───── THE DATA ─────

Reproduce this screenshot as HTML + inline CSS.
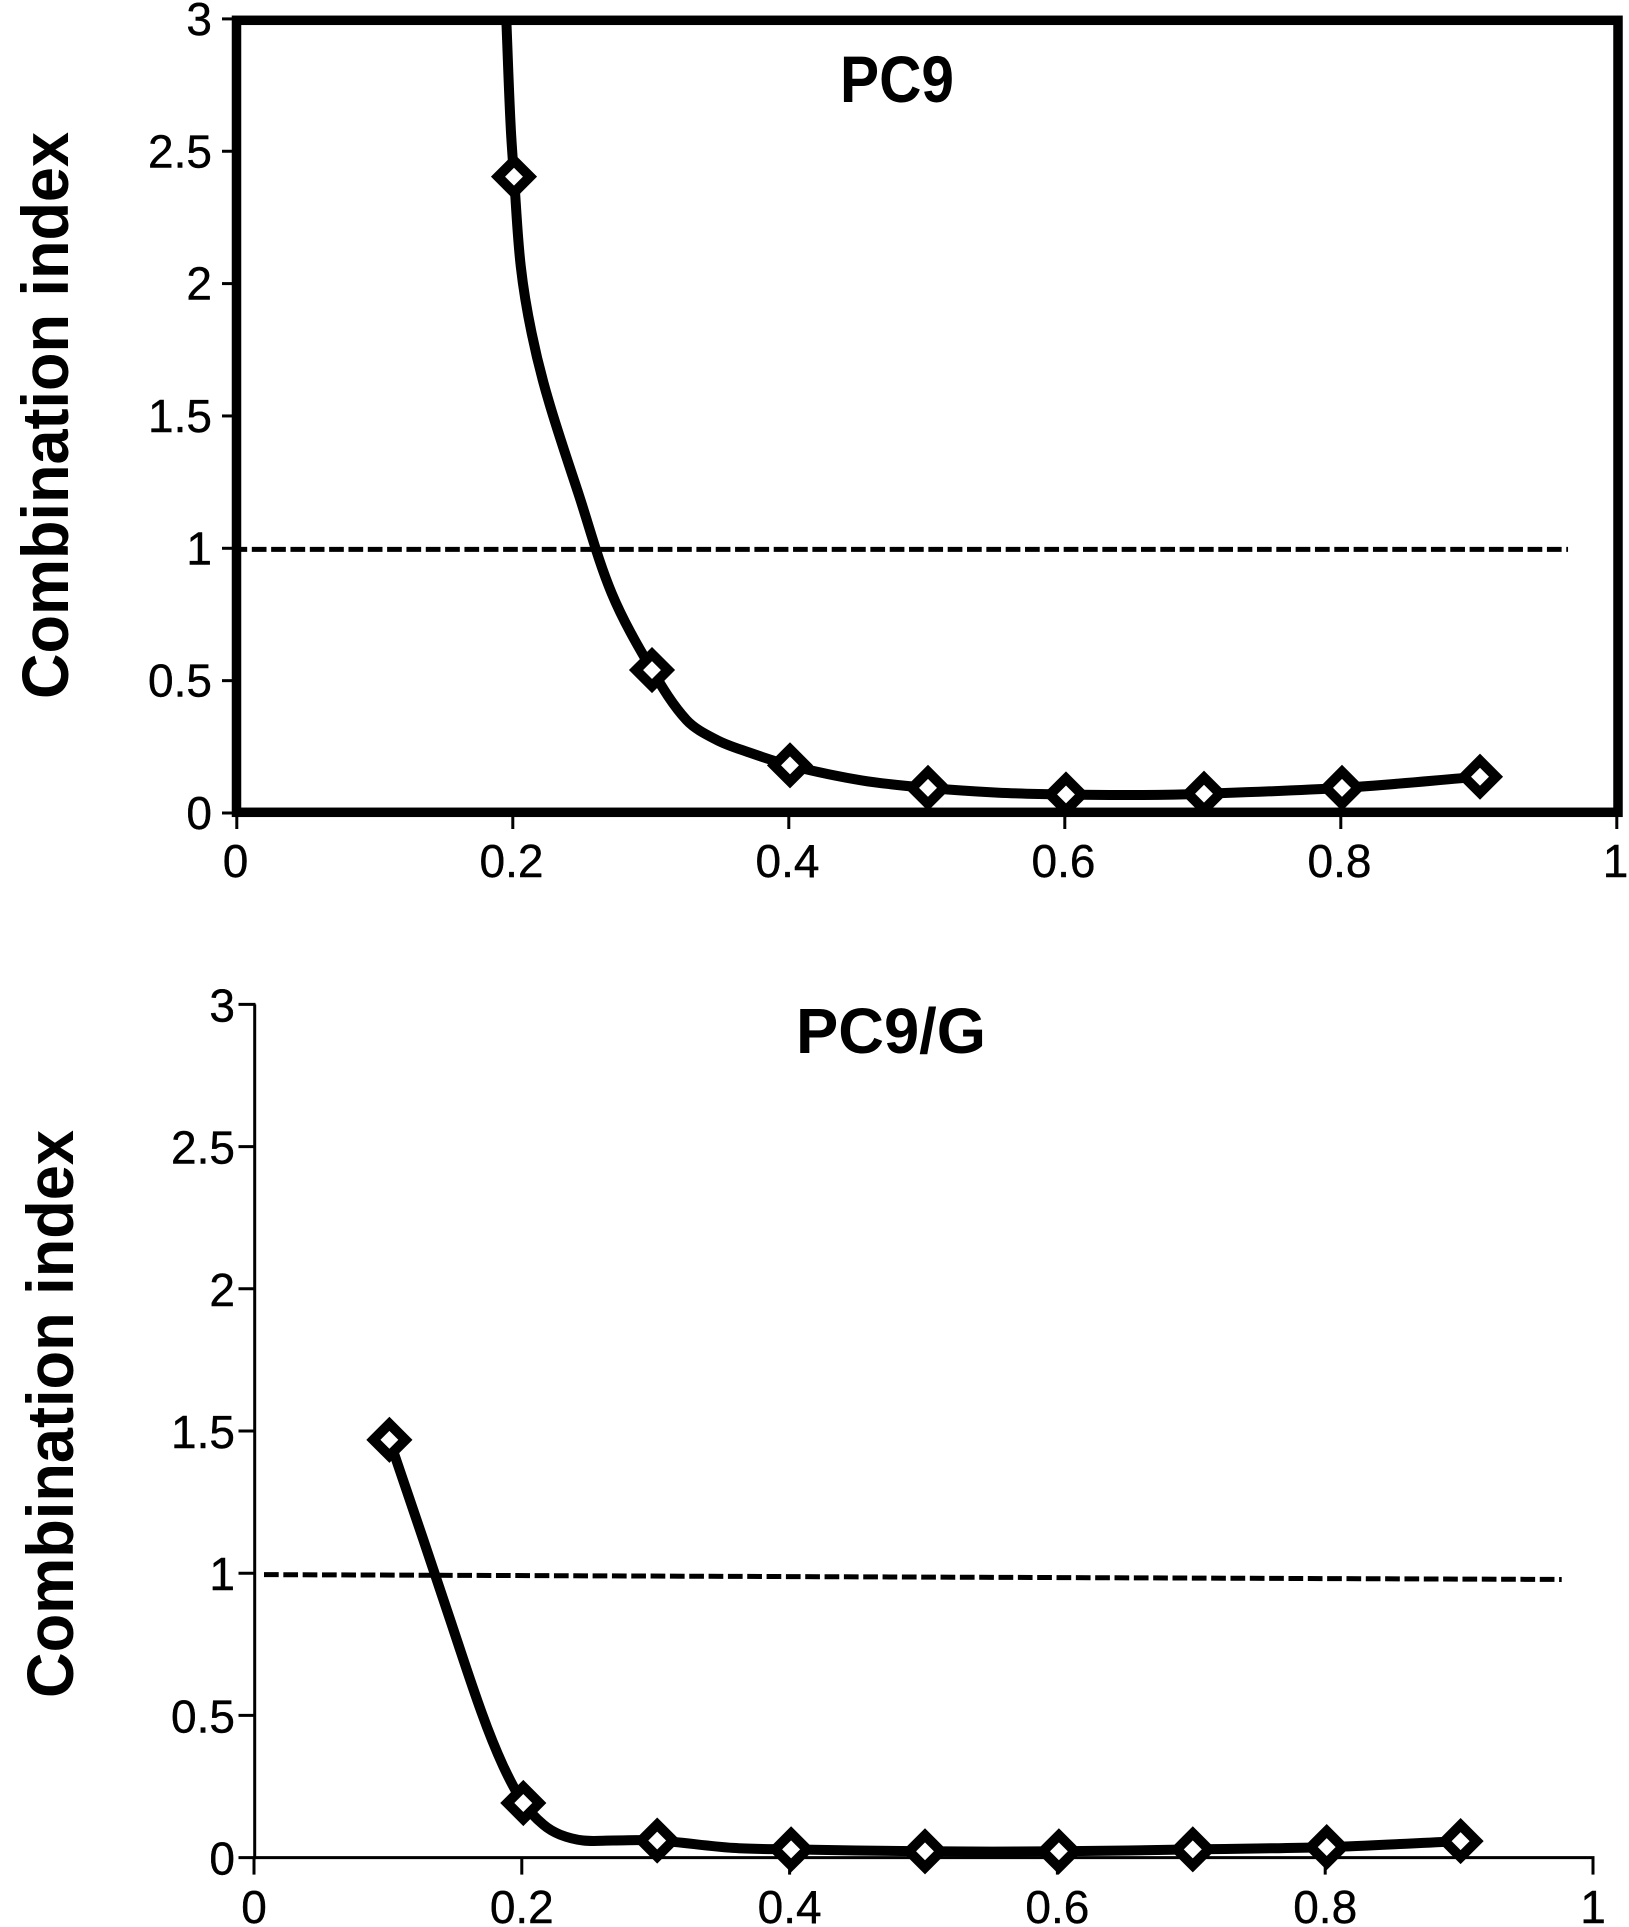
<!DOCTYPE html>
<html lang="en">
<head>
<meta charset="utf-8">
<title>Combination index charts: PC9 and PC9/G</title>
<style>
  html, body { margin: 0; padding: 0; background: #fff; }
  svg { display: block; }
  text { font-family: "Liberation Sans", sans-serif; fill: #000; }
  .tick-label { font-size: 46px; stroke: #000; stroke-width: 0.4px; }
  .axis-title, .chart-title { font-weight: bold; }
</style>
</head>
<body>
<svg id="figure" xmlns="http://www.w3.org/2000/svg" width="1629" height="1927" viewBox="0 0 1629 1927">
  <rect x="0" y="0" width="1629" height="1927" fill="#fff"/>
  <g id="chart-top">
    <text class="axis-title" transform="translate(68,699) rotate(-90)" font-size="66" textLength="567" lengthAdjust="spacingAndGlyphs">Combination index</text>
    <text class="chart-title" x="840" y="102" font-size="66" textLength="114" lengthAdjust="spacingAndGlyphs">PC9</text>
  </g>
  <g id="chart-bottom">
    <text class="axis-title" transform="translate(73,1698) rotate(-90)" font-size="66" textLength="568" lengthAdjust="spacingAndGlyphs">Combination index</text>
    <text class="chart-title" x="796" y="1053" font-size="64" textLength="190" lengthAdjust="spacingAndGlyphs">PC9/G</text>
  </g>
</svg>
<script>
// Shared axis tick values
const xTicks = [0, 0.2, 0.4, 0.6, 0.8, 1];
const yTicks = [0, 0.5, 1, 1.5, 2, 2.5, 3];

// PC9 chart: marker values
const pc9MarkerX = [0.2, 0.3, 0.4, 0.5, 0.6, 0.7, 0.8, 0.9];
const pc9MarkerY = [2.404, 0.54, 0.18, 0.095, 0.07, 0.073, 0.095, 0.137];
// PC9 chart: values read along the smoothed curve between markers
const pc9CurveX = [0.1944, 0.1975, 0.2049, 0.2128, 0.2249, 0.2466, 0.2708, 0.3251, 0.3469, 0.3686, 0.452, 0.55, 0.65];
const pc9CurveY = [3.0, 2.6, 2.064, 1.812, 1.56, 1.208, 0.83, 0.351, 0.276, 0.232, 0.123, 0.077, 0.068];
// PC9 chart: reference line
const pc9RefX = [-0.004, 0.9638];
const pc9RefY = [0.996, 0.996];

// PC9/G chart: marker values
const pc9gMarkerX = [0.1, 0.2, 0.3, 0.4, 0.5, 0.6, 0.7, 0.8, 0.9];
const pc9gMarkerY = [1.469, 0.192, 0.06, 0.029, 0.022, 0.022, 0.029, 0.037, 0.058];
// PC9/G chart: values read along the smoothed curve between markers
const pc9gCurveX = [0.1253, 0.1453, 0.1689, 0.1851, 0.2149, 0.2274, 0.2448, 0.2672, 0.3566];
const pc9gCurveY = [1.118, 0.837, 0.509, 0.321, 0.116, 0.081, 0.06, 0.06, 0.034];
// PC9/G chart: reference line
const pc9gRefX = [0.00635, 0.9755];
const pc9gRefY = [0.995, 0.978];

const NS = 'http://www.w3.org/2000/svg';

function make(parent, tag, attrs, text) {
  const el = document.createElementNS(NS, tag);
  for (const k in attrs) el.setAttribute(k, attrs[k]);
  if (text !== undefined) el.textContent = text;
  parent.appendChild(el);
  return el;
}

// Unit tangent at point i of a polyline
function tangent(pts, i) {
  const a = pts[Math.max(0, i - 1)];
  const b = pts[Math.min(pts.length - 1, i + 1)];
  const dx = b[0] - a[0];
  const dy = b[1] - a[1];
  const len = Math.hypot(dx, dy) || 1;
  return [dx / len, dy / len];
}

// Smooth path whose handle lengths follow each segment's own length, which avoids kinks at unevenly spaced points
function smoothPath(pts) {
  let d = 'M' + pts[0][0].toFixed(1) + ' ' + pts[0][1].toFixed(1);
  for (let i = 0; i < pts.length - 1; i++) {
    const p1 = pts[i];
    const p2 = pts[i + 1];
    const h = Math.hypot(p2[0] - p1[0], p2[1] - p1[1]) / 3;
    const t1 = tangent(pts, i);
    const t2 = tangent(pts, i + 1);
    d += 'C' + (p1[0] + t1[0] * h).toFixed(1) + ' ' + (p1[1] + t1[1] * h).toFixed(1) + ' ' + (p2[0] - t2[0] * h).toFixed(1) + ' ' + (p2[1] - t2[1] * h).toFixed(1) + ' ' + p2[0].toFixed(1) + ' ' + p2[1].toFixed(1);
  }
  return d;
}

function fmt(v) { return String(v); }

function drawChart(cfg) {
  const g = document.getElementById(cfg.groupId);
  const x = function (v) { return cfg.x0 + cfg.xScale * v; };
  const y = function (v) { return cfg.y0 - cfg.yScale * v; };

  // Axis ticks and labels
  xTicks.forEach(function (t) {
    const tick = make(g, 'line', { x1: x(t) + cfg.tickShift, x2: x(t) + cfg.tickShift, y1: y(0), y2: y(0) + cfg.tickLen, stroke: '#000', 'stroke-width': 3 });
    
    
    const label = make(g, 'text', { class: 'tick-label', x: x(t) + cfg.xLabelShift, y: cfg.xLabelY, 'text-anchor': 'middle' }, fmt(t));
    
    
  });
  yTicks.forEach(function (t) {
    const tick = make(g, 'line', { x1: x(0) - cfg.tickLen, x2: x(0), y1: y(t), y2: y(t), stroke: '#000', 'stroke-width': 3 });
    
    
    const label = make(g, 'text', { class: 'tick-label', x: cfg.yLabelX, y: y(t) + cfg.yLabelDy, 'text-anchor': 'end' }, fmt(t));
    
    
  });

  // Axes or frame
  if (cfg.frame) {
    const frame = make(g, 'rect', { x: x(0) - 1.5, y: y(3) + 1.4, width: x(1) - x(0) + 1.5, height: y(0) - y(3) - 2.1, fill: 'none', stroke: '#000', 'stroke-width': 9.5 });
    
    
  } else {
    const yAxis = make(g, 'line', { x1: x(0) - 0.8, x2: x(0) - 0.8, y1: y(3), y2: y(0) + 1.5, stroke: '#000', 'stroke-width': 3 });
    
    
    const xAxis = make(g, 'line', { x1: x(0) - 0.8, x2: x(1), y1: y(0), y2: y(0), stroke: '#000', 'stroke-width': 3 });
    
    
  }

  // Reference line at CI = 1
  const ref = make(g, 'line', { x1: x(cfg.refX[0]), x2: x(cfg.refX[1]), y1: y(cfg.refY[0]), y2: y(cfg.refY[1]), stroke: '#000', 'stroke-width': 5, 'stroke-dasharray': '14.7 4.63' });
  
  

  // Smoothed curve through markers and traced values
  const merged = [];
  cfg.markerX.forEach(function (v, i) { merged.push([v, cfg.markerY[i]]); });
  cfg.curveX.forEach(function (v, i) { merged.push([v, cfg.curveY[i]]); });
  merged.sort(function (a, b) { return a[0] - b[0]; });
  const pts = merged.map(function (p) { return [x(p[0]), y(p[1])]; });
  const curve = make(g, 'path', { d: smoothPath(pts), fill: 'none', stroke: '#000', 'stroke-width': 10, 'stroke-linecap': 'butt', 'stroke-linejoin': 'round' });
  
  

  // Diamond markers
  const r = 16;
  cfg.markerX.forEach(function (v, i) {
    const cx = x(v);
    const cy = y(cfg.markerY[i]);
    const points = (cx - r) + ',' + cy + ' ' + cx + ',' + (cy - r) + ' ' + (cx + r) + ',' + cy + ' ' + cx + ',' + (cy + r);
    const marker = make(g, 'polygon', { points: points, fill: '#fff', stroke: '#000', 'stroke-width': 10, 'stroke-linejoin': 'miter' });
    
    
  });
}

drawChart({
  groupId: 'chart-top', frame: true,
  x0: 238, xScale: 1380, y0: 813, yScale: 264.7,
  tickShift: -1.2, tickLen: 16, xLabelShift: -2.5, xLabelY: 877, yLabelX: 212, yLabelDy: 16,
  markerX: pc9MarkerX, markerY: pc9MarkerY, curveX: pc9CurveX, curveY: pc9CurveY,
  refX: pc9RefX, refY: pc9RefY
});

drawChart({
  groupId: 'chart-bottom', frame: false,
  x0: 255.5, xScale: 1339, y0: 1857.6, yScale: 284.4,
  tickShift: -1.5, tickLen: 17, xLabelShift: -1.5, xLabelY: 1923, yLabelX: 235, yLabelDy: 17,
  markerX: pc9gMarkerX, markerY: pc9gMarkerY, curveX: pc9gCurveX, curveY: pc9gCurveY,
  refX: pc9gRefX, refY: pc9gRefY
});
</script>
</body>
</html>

─────
───── THE DATA ─────

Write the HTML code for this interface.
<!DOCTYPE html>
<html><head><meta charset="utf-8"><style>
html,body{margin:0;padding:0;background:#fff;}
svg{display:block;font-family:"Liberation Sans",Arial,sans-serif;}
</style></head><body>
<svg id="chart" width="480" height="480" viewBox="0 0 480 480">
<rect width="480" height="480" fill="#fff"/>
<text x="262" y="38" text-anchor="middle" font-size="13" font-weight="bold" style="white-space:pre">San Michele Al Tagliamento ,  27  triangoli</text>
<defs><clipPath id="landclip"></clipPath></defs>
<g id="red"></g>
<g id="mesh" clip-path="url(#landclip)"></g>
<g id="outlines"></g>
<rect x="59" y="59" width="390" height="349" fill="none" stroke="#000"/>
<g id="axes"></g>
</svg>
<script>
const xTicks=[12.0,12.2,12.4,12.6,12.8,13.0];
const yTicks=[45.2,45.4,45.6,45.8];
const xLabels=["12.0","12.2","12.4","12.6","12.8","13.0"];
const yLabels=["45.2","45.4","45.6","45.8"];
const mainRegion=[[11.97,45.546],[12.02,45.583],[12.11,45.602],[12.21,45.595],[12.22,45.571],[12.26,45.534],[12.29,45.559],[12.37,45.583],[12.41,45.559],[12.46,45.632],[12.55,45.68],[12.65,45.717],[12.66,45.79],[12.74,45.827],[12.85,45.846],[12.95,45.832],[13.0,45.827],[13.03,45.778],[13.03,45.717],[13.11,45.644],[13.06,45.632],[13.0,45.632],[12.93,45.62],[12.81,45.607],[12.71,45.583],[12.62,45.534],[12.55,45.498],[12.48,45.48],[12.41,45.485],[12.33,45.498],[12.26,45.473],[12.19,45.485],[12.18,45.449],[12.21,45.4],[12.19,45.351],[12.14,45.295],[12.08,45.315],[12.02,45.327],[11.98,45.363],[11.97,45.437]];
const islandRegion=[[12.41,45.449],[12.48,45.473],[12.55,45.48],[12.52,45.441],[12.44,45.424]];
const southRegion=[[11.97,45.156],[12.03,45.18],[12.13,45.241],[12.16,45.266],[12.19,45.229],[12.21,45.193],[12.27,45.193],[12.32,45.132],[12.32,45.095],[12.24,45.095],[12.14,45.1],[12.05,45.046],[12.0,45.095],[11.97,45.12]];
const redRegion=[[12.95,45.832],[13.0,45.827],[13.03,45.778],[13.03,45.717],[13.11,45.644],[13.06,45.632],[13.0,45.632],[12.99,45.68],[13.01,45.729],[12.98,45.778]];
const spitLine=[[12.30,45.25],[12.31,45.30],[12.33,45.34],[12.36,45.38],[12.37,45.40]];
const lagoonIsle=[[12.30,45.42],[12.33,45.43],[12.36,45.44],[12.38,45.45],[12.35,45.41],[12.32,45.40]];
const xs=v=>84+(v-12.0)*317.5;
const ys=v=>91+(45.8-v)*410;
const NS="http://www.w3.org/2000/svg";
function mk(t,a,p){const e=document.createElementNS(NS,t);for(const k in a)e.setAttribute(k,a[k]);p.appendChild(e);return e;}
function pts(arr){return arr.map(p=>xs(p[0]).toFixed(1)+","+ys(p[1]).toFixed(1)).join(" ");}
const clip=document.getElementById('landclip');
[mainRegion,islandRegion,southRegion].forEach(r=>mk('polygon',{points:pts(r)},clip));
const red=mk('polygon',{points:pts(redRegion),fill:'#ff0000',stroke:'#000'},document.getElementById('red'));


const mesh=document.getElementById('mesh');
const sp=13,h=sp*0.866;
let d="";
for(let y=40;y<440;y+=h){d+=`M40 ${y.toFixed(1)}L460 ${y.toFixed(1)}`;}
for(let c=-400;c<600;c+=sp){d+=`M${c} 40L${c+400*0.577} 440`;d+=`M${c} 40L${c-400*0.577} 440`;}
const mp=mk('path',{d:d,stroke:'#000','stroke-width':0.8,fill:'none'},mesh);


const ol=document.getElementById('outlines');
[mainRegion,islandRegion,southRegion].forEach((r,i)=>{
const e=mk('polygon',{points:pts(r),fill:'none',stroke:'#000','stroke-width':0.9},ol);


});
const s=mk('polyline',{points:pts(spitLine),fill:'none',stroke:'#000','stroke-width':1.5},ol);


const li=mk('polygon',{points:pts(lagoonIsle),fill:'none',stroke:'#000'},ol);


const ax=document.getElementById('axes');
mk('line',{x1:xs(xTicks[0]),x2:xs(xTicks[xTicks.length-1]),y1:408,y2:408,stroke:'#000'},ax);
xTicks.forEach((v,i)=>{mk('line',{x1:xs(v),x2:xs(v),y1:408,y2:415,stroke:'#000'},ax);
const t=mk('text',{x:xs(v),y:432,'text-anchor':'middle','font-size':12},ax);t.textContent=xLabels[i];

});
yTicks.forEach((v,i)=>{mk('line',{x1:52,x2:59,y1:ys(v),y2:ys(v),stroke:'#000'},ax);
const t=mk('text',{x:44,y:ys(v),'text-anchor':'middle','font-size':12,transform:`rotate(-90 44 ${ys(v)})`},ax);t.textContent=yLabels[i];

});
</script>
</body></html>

─────
───── THE DATA ─────

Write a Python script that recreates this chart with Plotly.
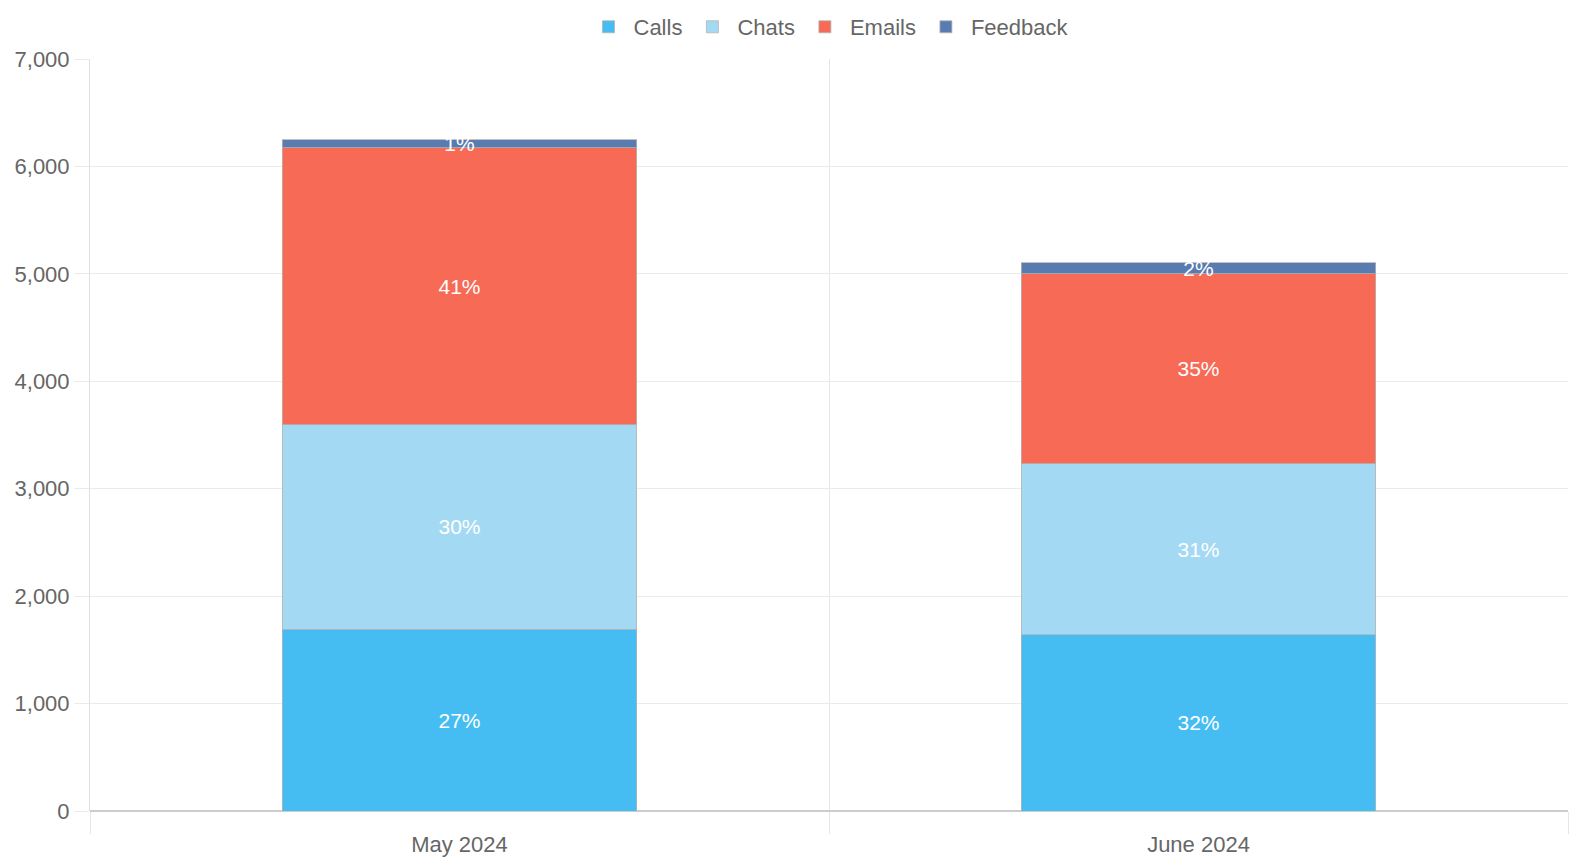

─────

■ EXERCISE DIRECTIONS ■
Above are records with pictures. Reproduce exactly only the lines from the line with "Reproduce this screenshot" through the line with "const yTicks = [0, 0.5, 1, 1.5, 2, 2.5, 3];", both ends included, and leave the pictures out.

■ CORRECT ANSWER ■
Reproduce this screenshot as HTML + inline CSS.
<!DOCTYPE html>
<html lang="en">
<head>
<meta charset="utf-8">
<title>Combination index charts: PC9 and PC9/G</title>
<style>
  html, body { margin: 0; padding: 0; background: #fff; }
  svg { display: block; }
  text { font-family: "Liberation Sans", sans-serif; fill: #000; }
  .tick-label { font-size: 46px; stroke: #000; stroke-width: 0.4px; }
  .axis-title, .chart-title { font-weight: bold; }
</style>
</head>
<body>
<svg id="figure" xmlns="http://www.w3.org/2000/svg" width="1629" height="1927" viewBox="0 0 1629 1927">
  <rect x="0" y="0" width="1629" height="1927" fill="#fff"/>
  <g id="chart-top">
    <text class="axis-title" transform="translate(68,699) rotate(-90)" font-size="66" textLength="567" lengthAdjust="spacingAndGlyphs">Combination index</text>
    <text class="chart-title" x="840" y="102" font-size="66" textLength="114" lengthAdjust="spacingAndGlyphs">PC9</text>
  </g>
  <g id="chart-bottom">
    <text class="axis-title" transform="translate(73,1698) rotate(-90)" font-size="66" textLength="568" lengthAdjust="spacingAndGlyphs">Combination index</text>
    <text class="chart-title" x="796" y="1053" font-size="64" textLength="190" lengthAdjust="spacingAndGlyphs">PC9/G</text>
  </g>
</svg>
<script>
// Shared axis tick values
const xTicks = [0, 0.2, 0.4, 0.6, 0.8, 1];
const yTicks = [0, 0.5, 1, 1.5, 2, 2.5, 3];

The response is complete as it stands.